MONTGOMERY, Ala. (AP) — Alabama has asked the U.S. Supreme Court to let it execute an inmate convicted of killing a police officer two decades ago.
The attorney general's office asked justices to lift a stay blocking Thursday's scheduled execution of Torrey Twane McNabb, 40.
A lawyer for McNabb has argued that it would be wrong to carry out the execution over the objections of the 11th U.S. Circuit Court of Appeals, which has ordered a review of his legal challenge of the state's execution method.
"The State has no protectable interest in an unconstitutional execution," McNabb's attorney John Palombi wrote in a response filed Thursday with the U.S. Supreme Court.
McNabb was convicted in the 1997 shooting death of Montgomery police Officer Anderson Gordon.
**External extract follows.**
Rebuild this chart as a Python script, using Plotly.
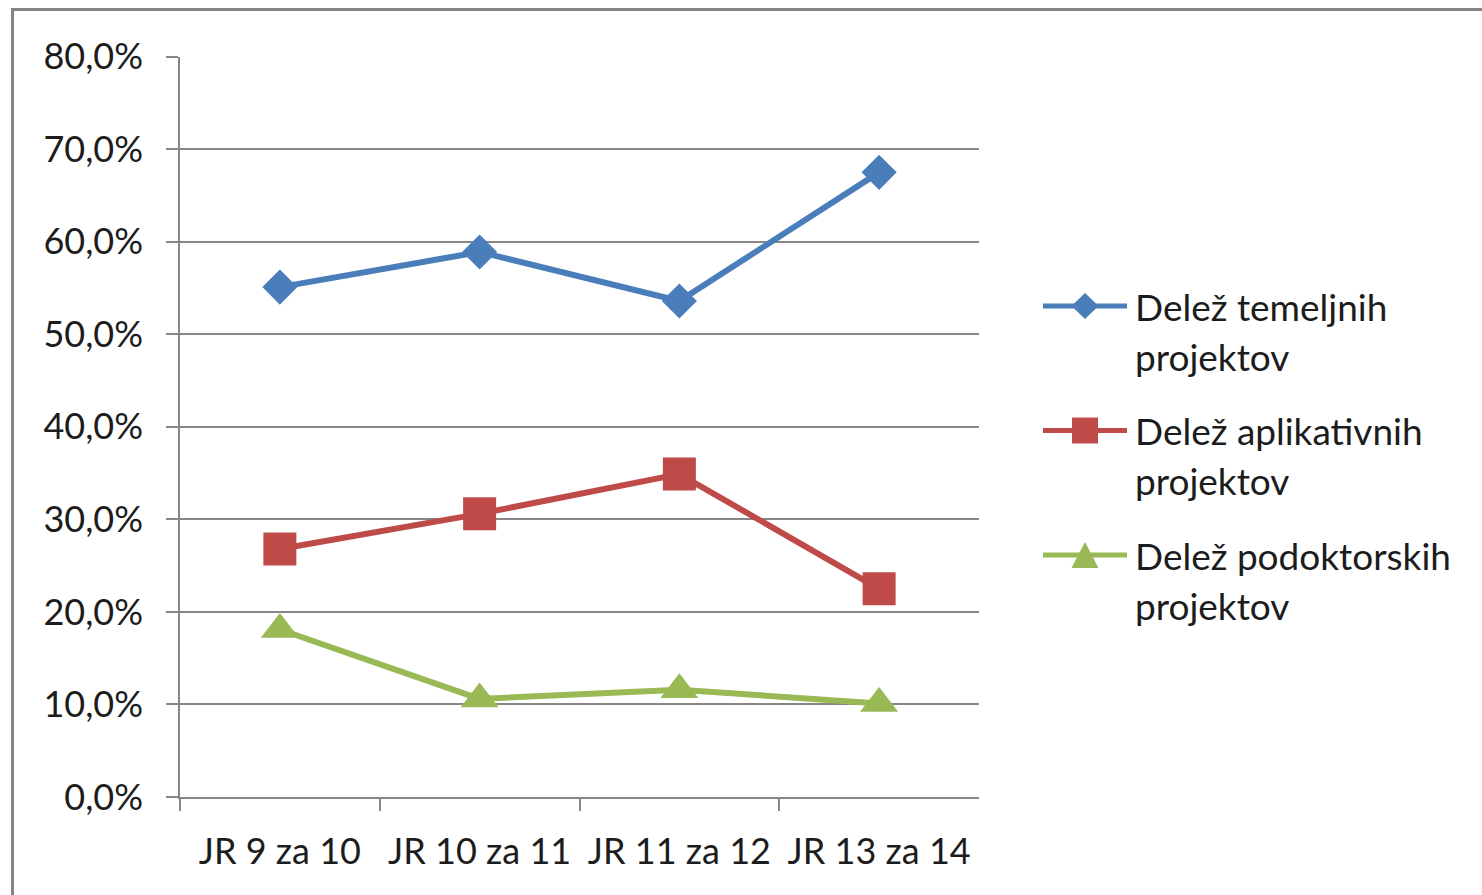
import plotly.graph_objects as go

# ---------------- data ----------------
categories = ["JR 9 za 10", "JR 10 za 11", "JR 11 za 12", "JR 13 za 14"]
series_names = ["Delež temeljnih projektov",
                "Delež aplikativnih projektov",
                "Delež podoktorskih projektov"]
legend_lines = [["Delež temeljnih", "projektov"],
                ["Delež aplikativnih", "projektov"],
                ["Delež podoktorskih", "projektov"]]
temeljni = [0.551, 0.589, 0.536, 0.675]
aplikativni = [0.268, 0.306, 0.349, 0.225]
podoktorski = [0.181, 0.106, 0.116, 0.101]
y_ticks = [0.0, 0.1, 0.2, 0.3, 0.4, 0.5, 0.6, 0.7, 0.8]

# ---------------- style ----------------
W, H = 1482, 895
FONT = "Lato"
FS = 36
LEG_FS = 37
TEXT = "#1c1c1c"
GRID = "#878787"
styles = [
    dict(color="#4A7EBB", symbol="diamond", size=27,
         legend_path="M-13.5,0 L0,13 L13.5,0 L0,-13 Z"),
    dict(color="#BE4B48", symbol="square", size=33,
         legend_path="M-13,-13 L13,-13 L13,13 L-13,13 Z"),
    dict(color="#98B954", symbol="triangle-up", size=33,
         legend_path="M-13.5,-13 L13.5,-13 L0,13 Z"),
]

# plot area in pixels
PL, PR, PT, PB = 180, 979, 56.5, 797
# legend layout in pixels
LEG_LINE_X0, LEG_LINE_X1, LEG_TEXT_X = 1043, 1127, 1133
LEG_Y0, LEG_STEP, LEG_LINE_H = 306, 124.5, 50


def px(x):
    return x / W


def py(y):
    return 1 - y / H


fig = go.Figure()
values = [temeljni, aplikativni, podoktorski]
for name, vals, st in zip(series_names, values, styles):
    fig.add_trace(go.Scatter(
        x=categories, y=vals, name=name, mode="lines+markers",
        line=dict(color=st["color"], width=6),
        marker=dict(symbol=st["symbol"], size=st["size"], color=st["color"],
                    line=dict(width=0)),
        showlegend=False,
    ))

# custom legend (line + marker + two-line label)
shapes = []
annotations = []
for i, (lines, st) in enumerate(zip(legend_lines, styles)):
    yc = LEG_Y0 + i * LEG_STEP
    shapes.append(dict(type="line", xref="paper", yref="paper",
                       x0=px(LEG_LINE_X0), x1=px(LEG_LINE_X1), y0=py(yc), y1=py(yc),
                       line=dict(color=st["color"], width=5)))
    shapes.append(dict(type="path", xref="paper", yref="paper",
                       xsizemode="pixel", ysizemode="pixel",
                       xanchor=px((LEG_LINE_X0 + LEG_LINE_X1) / 2), yanchor=py(yc),
                       path=st["legend_path"], fillcolor=st["color"],
                       line=dict(width=0)))
    for j, txt in enumerate(lines):
        annotations.append(dict(
            text=txt, xref="paper", yref="paper", x=px(LEG_TEXT_X),
            y=py(yc + j * LEG_LINE_H), xanchor="left", yanchor="middle",
            showarrow=False, font=dict(family=FONT, size=LEG_FS, color=TEXT)))

# outer frame (left and top edges visible)
shapes.append(dict(type="line", xref="paper", yref="paper",
                   x0=px(12.5), x1=px(12.5), y0=py(9.5), y1=0,
                   line=dict(color="#848484", width=3)))
shapes.append(dict(type="line", xref="paper", yref="paper",
                   x0=px(11), x1=1, y0=py(9.5), y1=py(9.5),
                   line=dict(color="#848484", width=3)))

fig.update_layout(
    template="none",
    width=W, height=H, autosize=False,
    margin=dict(l=0, r=0, t=0, b=0, pad=0),
    paper_bgcolor="white", plot_bgcolor="white",
    separators=", ",
    showlegend=False,
    font=dict(family=FONT, size=FS, color=TEXT),
    shapes=shapes, annotations=annotations,
    xaxis=dict(
        domain=[px(PL), px(PR)], type="category", categoryorder="array",
        categoryarray=categories, range=[-0.5, len(categories) - 0.5],
        tickson="boundaries", ticks="outside", ticklen=12, tickwidth=1.5,
        tickcolor=GRID, showline=True, linecolor=GRID, linewidth=1.5,
        showgrid=False, zeroline=False, ticklabelstandoff=22, automargin=False,
        tickfont=dict(family=FONT, size=FS, color=TEXT), fixedrange=True,
    ),
    yaxis=dict(
        domain=[py(PB), py(PT)], range=[0, 0.8002], tickmode="array",
        tickvals=y_ticks, tickformat=".1%", ticks="outside", ticklen=12,
        tickwidth=1.5, tickcolor=GRID, showline=True, linecolor=GRID,
        linewidth=1.5, showgrid=True, gridcolor=GRID, gridwidth=1.5,
        zeroline=False, ticklabelstandoff=16, automargin=False,
        tickfont=dict(family=FONT, size=FS, color=TEXT), fixedrange=True,
    ),
)

fig.write_html(
    "out.html",
    config={"displayModeBar": False},
    post_script="document.body.style.margin='0';document.body.style.padding='0';",
)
Prosecutors say McNabb, while fleeing a bail bondsmen, walked up and shot Gordon five times while the officer was sitting in his parked patrol car.
McNabb and several other inmates have challenged the state's use of midazolam at the start of lethal injections, arguing that it violates Eighth Amendment protections against cruel and unusual punishment because the sedative would not reliably render them unconscious before other drugs stopped their lungs and heart.
The 11th Circuit last month said a federal judge prematurely dismissed their lawsuit, and ordered the judge to hold additional proceedings. The judge later stayed McNabb's execution, and an appellate panel upheld the stay on Wednesday.
The attorney general's office argued to justices have allowed multiple executions to proceed using the sedative midazolam and that McNabb presents "nothing new" to justify halting the execution.
"Alabama has already carried out four executions using this protocol. Three of those executed inmates were co-plaintiffs in this case, and their stay requests were denied by both this Court and the Eleventh Circuit," the attorney general's office wrote in the Wednesday night court filing.